Esta é a história da vida e dos sonhos de Mevlut Karataş, vendedor de boza e de iogurte. Nascido em 1957 na fronteira ocidental da Ásia, numa aldeia pobre que dava para um lago enevoado da Anatólia Central, aos doze anos foi para Istambul, a capital do mundo, onde passou o resto da vida. Quando tinha vinte e cinco anos, voltou para a província natal e de lá fugiu com uma jovem, num estranho episódio que determinou o curso de seus dias. Voltou para Istambul, casou-se, teve duas filhas e se pôs a trabalhar sem descanso — vendeu iogurte, sorvete e arroz como ambulante, e exerceu o ofício de garçom. Mas à noite nunca deixou de perambular pelas ruas de Istambul, vendendo boza e sonhando sonhos estranhos. (Pág. 19)
Outra estratégia acertada de Orhan Pamuk, para integrar o leitor ao universo de seus personagens, foi a utilização de uma narrativa tradicional em terceira pessoa, por meio de um narrador impessoal e onisciente, intercalada com trechos em primeira pessoa de cada personagem, oferecendo um maior dinamismo e vozes com diferentes pontos de vista, algumas vezes conflitantes, para um mesmo evento. As mulheres, por exemplo, apesar de dominadas por uma sociedade extremamente patriarcal, com costumes antigos como os casamentos arranjados entre famílias e o uso do véu, acabam exercendo o poder de decisão de forma indireta, devido à sua inteligência e criatividade, isso fica evidente em várias partes do romance, evidenciando ainda mais o conflito entre islamismo e secularismo. O trecho abaixo, uma reflexão em primeira pessoa da esposa de Mevlut, Rayiha, ao tentar influenciar na escolha do nome para o segundo filho (após a frustração do primeiro ter sido uma menina, Fatma) e, antes de saber se seria menino ou menina, é bem representativo deste domínio masculino.

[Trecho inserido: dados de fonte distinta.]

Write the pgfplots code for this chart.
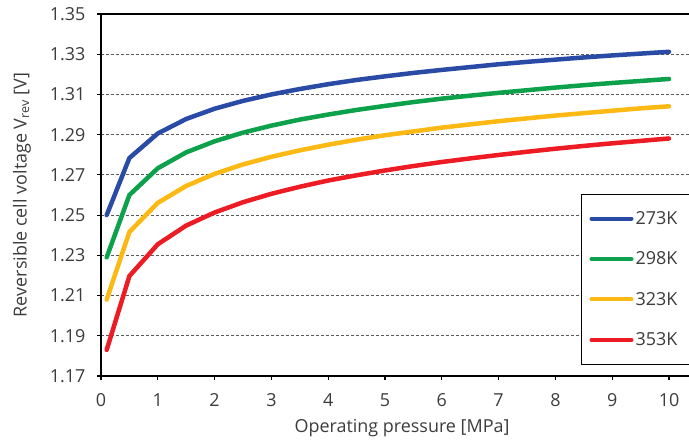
\documentclass[border=0pt]{standalone}
\usepackage{fontspec}
\setmainfont{Open Sans}
\usepackage{pgfplots}
\pgfplotsset{compat=1.18}

\definecolor{c273}{RGB}{42,75,165}
\definecolor{c298}{RGB}{14,161,75}
\definecolor{c323}{RGB}{253,185,19}
\definecolor{c353}{RGB}{237,28,36}
\definecolor{txt}{RGB}{60,60,60}

\newcommand{\lblfont}{\fontsize{18}{21}\selectfont}

\begin{document}
\begin{tikzpicture}
\begin{axis}[
  at={(101bp,65bp)}, anchor=south west,
  scale only axis, width=596.4bp, height=362bp,
  xmin=0, xmax=10.5, ymin=1.17, ymax=1.35,
  xtick={0,1,2,3,4,5,6,7,8,9,10},
  ytick={1.17,1.19,1.21,1.23,1.25,1.27,1.29,1.31,1.33,1.35},
  axis x line*=box, axis y line*=left,
  axis line style={line width=2.5bp, -},
  xtick pos=left, ytick pos=left,
  tick align=outside, major tick length=4bp,
  tick style={line width=1.2bp, black},
  ymajorgrids,
  grid style={dash pattern=on 3bp off 2bp, line width=0.9bp, black!65},
  /pgf/number format/assume math mode=true,
  y tick label style={/pgf/number format/fixed, /pgf/number format/fixed zerofill,
    /pgf/number format/precision=2, xshift=-8bp},
  x tick label style={yshift=-10bp},
  tick label style={font=\lblfont, text=txt},
  xlabel={Operating pressure [MPa]},
  ylabel={Reversible cell voltage V\textsubscript{rev} [V]},
  label style={font=\lblfont, text=txt},
  xlabel style={at={(axis description cs:0.5047,-0.1436)}, anchor=center},
  ylabel style={at={(axis description cs:-0.1325,0.5)}, anchor=center, rotate=0},
  legend cell align=left,
  legend image code/.code={\draw[#1, line width=4bp, line cap=round] (0bp,0bp) -- (40bp,0bp);},
  legend style={at={(0.805,0.503)}, anchor=north west, draw=black, line width=0.8bp,
    fill=white, inner xsep=8bp, inner ysep=15bp, row sep=22bp, font=\lblfont, text=txt,
    nodes={inner xsep=2bp, text width=70bp}},
]
\addplot[c273, line width=4.5bp, line join=round, line cap=round] coordinates {
  (0.1,1.2500) (0.5,1.2784) (1,1.2906) (1.5,1.2978) (2,1.3029) (2.5,1.3068)
  (3,1.3100) (3.5,1.3127) (4,1.3151) (4.5,1.3172) (5,1.3190) (5.5,1.3207)
  (6,1.3222) (6.5,1.3236) (7,1.3250) (7.5,1.3262) (8,1.3273) (8.5,1.3284)
  (9,1.3294) (9.5,1.3303) (10,1.3312)};
\addlegendentry{273K}
\addplot[c298, line width=4.5bp, line join=round, line cap=round] coordinates {
  (0.1,1.2290) (0.5,1.2600) (1,1.2733) (1.5,1.2812) (2,1.2867) (2.5,1.2910)
  (3,1.2945) (3.5,1.2975) (4,1.3000) (4.5,1.3023) (5,1.3043) (5.5,1.3062)
  (6,1.3079) (6.5,1.3094) (7,1.3108) (7.5,1.3121) (8,1.3134) (8.5,1.3146)
  (9,1.3157) (9.5,1.3167) (10,1.3177)};
\addlegendentry{298K}
\addplot[c323, line width=4.5bp, line join=round, line cap=round] coordinates {
  (0.1,1.2080) (0.5,1.2416) (1,1.2561) (1.5,1.2645) (2,1.2705) (2.5,1.2752)
  (3,1.2790) (3.5,1.2822) (4,1.2850) (4.5,1.2875) (5,1.2897) (5.5,1.2916)
  (6,1.2935) (6.5,1.2951) (7,1.2967) (7.5,1.2981) (8,1.2995) (8.5,1.3007)
  (9,1.3019) (9.5,1.3031) (10,1.3041)};
\addlegendentry{323K}
\addplot[c353, line width=4.5bp, line join=round, line cap=round] coordinates {
  (0.1,1.1830) (0.5,1.2197) (1,1.2355) (1.5,1.2448) (2,1.2513) (2.5,1.2564)
  (3,1.2606) (3.5,1.2641) (4,1.2672) (4.5,1.2698) (5,1.2722) (5.5,1.2744)
  (6,1.2764) (6.5,1.2782) (7,1.2799) (7.5,1.2815) (8,1.2830) (8.5,1.2844)
  (9,1.2857) (9.5,1.2869) (10,1.2881)};
\addlegendentry{353K}
\end{axis}
\pgfresetboundingbox
\useasboundingbox (0,0) rectangle (689bp,441bp);
\end{tikzpicture}
\end{document}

RAYIHA. "Da última vez, você procurou nomes de meninos e tivemos uma menina", disse a meu marido, e lhe passei o livro de nomes islâmicos. "Se tentar ler todos os nomes de meninas, talvez dessa vez tenhamos um menino. Você pode verificar se existem nomes de meninas que contenham o nome 'Alá'!" "Os nomes de menina não podem conter o de 'Alá'!", disse Mevlut. Segundo o Alcorão, o máximo que as meninas podem almejar é receber o nome de uma das esposas do profeta Maomé. "Se comermos arroz todos os dias, talvez nos tornemos chineses", brinquei. Mevlut riu, pegou o bebê e cobriu-o de beijos. Só percebeu que seu bigode eriçado estava fazendo Fatma chorar quando eu o adverti. (Pág. 269)
A riqueza das vozes narrativas e o próprio "estranhamento" provocado no leitor ocidental ao se deparar com culturas, lugares e uma língua tão peculiar, fazem do romance uma descoberta a cada página. O fio condutor de toda a história é a paixão de Mevlut por uma das três irmãs — Vediha, Rayiha e Samiha — que ele apenas vislumbra rapidamente em uma festa de casamento. Apaixonado por esta jovem, Samiha, ele escreve cartas de amor por três anos e consegue convencê-la a fugir com ele, mas quando consegue concretizar o seu plano, durante a viagem para Istambul, descobre que a moça não é a mesma que ele conheceu e sim a sua irmã mas velha, Rayiha. Em uma confusa mistura de vergonha e generosidade, ele decide ficar com ela. No decorrer do livro, o leitor fica conhecendo aos poucos como foi arranjada esta situação e o verdadeiro papel de cada personagem.

Complementam o romance uma cronologia de 1954 até 2012 para relembrar a história recente da Turquia, um índice remissivo que se mostra muito útil devido aos difíceis nomes dos personagens, assim como uma árvore genealógica das famílias dos irmãos Hasan Aktas e Mustafa Karataş. Enfim, um livro importante para entender melhor a situação política turca atual e sua influência no Oriente Médio. Mais um trabalho de grande sensibilidade de Orhan Pamuk que consegue mostrar, por meio da mágica da literatura, esta "sensação estranha" e humana que nos faz amar uma cidade e descobrir como podemos ser iguais, vivendo em culturas tão diferentes.